Following this, the paper introduces the Locality-Constrained Cross Attention (LCCA) module to mitigate semantic noise—a common issue arising from the direct fusion of disparate features. By constructing a geometric alignment graph, the LCCA ensures semantic alignment, facilitating precise interaction between region and grid features. This not only allows the transfer of higher-level object information from region features to grids but also contributes detailed contextual information back to regions.
Results
The DLCT was evaluated using the MS-COCO dataset, a standard benchmark in image captioning. The model achieved state-of-the-art results, attaining 133.8% CIDEr on the Karpathy split and 135.4% CIDEr on the official test set. These outcomes underscore the effectiveness of the proposed approach in harnessing the complementary strengths of region and grid features.
Implications and Future Directions
Practically, DLCT enhances image captioning outputs by improving the semantic richness and precision of the generated descriptions. The framework’s ability to blend object-level information with grid-level details could inspire applications beyond captioning, such as in video analysis and more complex vision-language tasks.

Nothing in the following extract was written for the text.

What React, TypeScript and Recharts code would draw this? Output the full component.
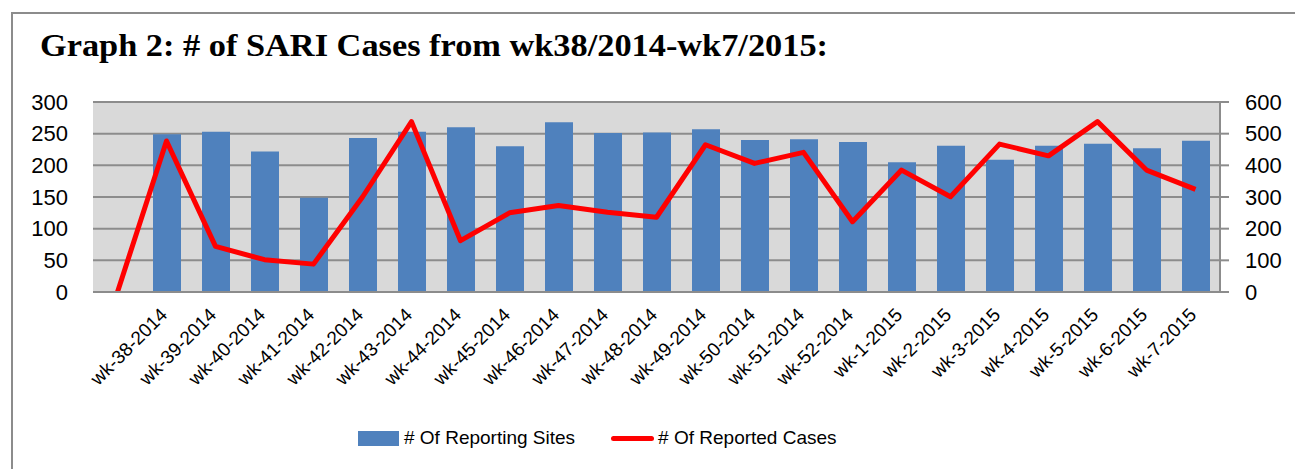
import { ComposedChart, Bar, Line, XAxis, YAxis, CartesianGrid, Legend } from 'recharts'

const weeks = [
  '',
  'wk-38-2014', 'wk-39-2014', 'wk-40-2014', 'wk-41-2014', 'wk-42-2014',
  'wk-43-2014', 'wk-44-2014', 'wk-45-2014', 'wk-46-2014', 'wk-47-2014',
  'wk-48-2014', 'wk-49-2014', 'wk-50-2014', 'wk-51-2014', 'wk-52-2014',
  'wk-1-2015', 'wk-2-2015', 'wk-3-2015', 'wk-4-2015', 'wk-5-2015',
  'wk-6-2015', 'wk-7-2015',
]
const reportingSites = [
  null, 249, 253, 222, 149, 243, 253, 260, 230, 268, 251,
  252, 257, 240, 241, 237, 205, 231, 209, 231, 234, 227, 239,
]
const reportedCases = [
  0, 477, 144, 102, 88, 300, 538, 162, 250, 273, 252,
  236, 465, 406, 441, 222, 385, 301, 467, 430, 538, 385, 324,
]
const leftTicks = [0, 50, 100, 150, 200, 250, 300]
const rightTicks = [0, 100, 200, 300, 400, 500, 600]
const seriesNames = ['# Of Reporting Sites', '# Of Reported Cases']

const data = weeks.map((week, i) => ({
  week,
  sites: reportingSites[i],
  cases: reportedCases[i],
}))

const FONT = '"Liberation Sans", Arial, sans-serif'
const GRID = '#8c8c8c'

function WeekTick({ x, y, payload }: any) {
  if (!payload.value) return null
  const tx = x + 2
  const ty = y + 16
  return (
    <text
      x={tx}
      y={ty}
      transform={`rotate(-45 ${tx} ${ty})`}
      textAnchor="end"
      fontSize={19}
      fontFamily={FONT}
      fill="#000"
    >
      {payload.value}
    </text>
  )
}

function renderLegend({ payload }: any) {
  const items = [...(payload || [])].sort(
    (a: any, b: any) => seriesNames.indexOf(a.value) - seriesNames.indexOf(b.value)
  )
  return (
    <div
      style={{
        display: 'flex',
        alignItems: 'center',
        height: 30,
        paddingLeft: 350,
        fontFamily: FONT,
        fontSize: 19,
        color: '#000',
      }}
    >
      {items.map((item: any, i: number) => (
        <div key={i} style={{ display: 'flex', alignItems: 'center', marginLeft: i ? 36 : 0 }}>
          {item.type === 'line' ? (
            <span style={{ width: 43, height: 5, background: item.color, borderRadius: 3, marginRight: 4 }} />
          ) : (
            <span style={{ width: 41, height: 15, background: item.color, marginRight: 5 }} />
          )}
          <span>{item.value}</span>
        </div>
      ))}
    </div>
  )
}

export default function App() {
  return (
    <div style={{ position: 'relative', width: 1295, height: 461, overflow: 'hidden' }}>
      <div
        style={{
          position: 'absolute',
          left: 3,
          top: 4,
          width: 1284,
          height: 520,
          border: '2px solid #8c8c8c',
        }}
      />
      <svg width={900} height={60} style={{ position: 'absolute', left: 0, top: 0 }}>
        <text
          x={32}
          y={48}
          fontFamily='"Liberation Serif", "Times New Roman", serif'
          fontWeight="bold"
          fontSize={32}
          textLength={788}
          lengthAdjust="spacingAndGlyphs"
          fill="#000"
        >
          Graph 2: # of SARI Cases from wk38/2014-wk7/2015:
        </text>
      </svg>
      <ComposedChart
        width={1290}
        height={455}
        data={data}
        margin={{ top: 94, right: 0, left: 0, bottom: 10 }}
        barSize={28}
      >
        <CartesianGrid
          yAxisId="left"
          vertical={false}
          fill="#d9d9d9"
          stroke={GRID}
          strokeWidth={2}
        />
        <XAxis
          dataKey="week"
          interval={0}
          height={131}
          axisLine={{ stroke: GRID, strokeWidth: 2 }}
          tickLine={false}
          tick={<WeekTick />}
        />
        <YAxis
          yAxisId="left"
          width={85}
          domain={[0, 300]}
          ticks={leftTicks}
          axisLine={false}
          tickLine={false}
          tickSize={0}
          tickMargin={25}
          tick={{ fontSize: 22, fill: '#000', fontFamily: FONT }}
        />
        <YAxis
          yAxisId="right"
          orientation="right"
          width={78}
          domain={[0, 600]}
          ticks={rightTicks}
          axisLine={{ stroke: GRID, strokeWidth: 2 }}
          tickLine={{ stroke: GRID, strokeWidth: 2 }}
          tickSize={9}
          tickMargin={16}
          tick={{ fontSize: 22, fill: '#000', fontFamily: FONT }}
        />
        <Legend verticalAlign="bottom" content={renderLegend} />
        <Bar
          yAxisId="left"
          dataKey="sites"
          name={seriesNames[0]}
          fill="#4f81bd"
          isAnimationActive={false}
        />
        <Line
          yAxisId="right"
          type="linear"
          dataKey="cases"
          name={seriesNames[1]}
          stroke="#ff0000"
          strokeWidth={5}
          strokeLinejoin="round"
          dot={false}
          activeDot={false}
          isAnimationActive={false}
        />
      </ComposedChart>
    </div>
  )
}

Theoretically, the integration of dual-level features through mechanisms like the CRA and LCCA extends our understanding of multi-source feature fusion. Future developments may explore using the DLCT framework in real-time systems or expanding the architecture to accommodate additional types of visual features. Furthermore, the approach could inform transformer-based methodologies in other domains where analogous fusion challenges arise.
Conclusion
The Dual-Level Collaborative Transformer represents a significant advancement in image captioning, addressing the critical challenge of effective feature integration. By successfully combining region and grid features while attentively managing semantic noise, DLCT sets a new benchmark in the field and opens avenues for future research and application.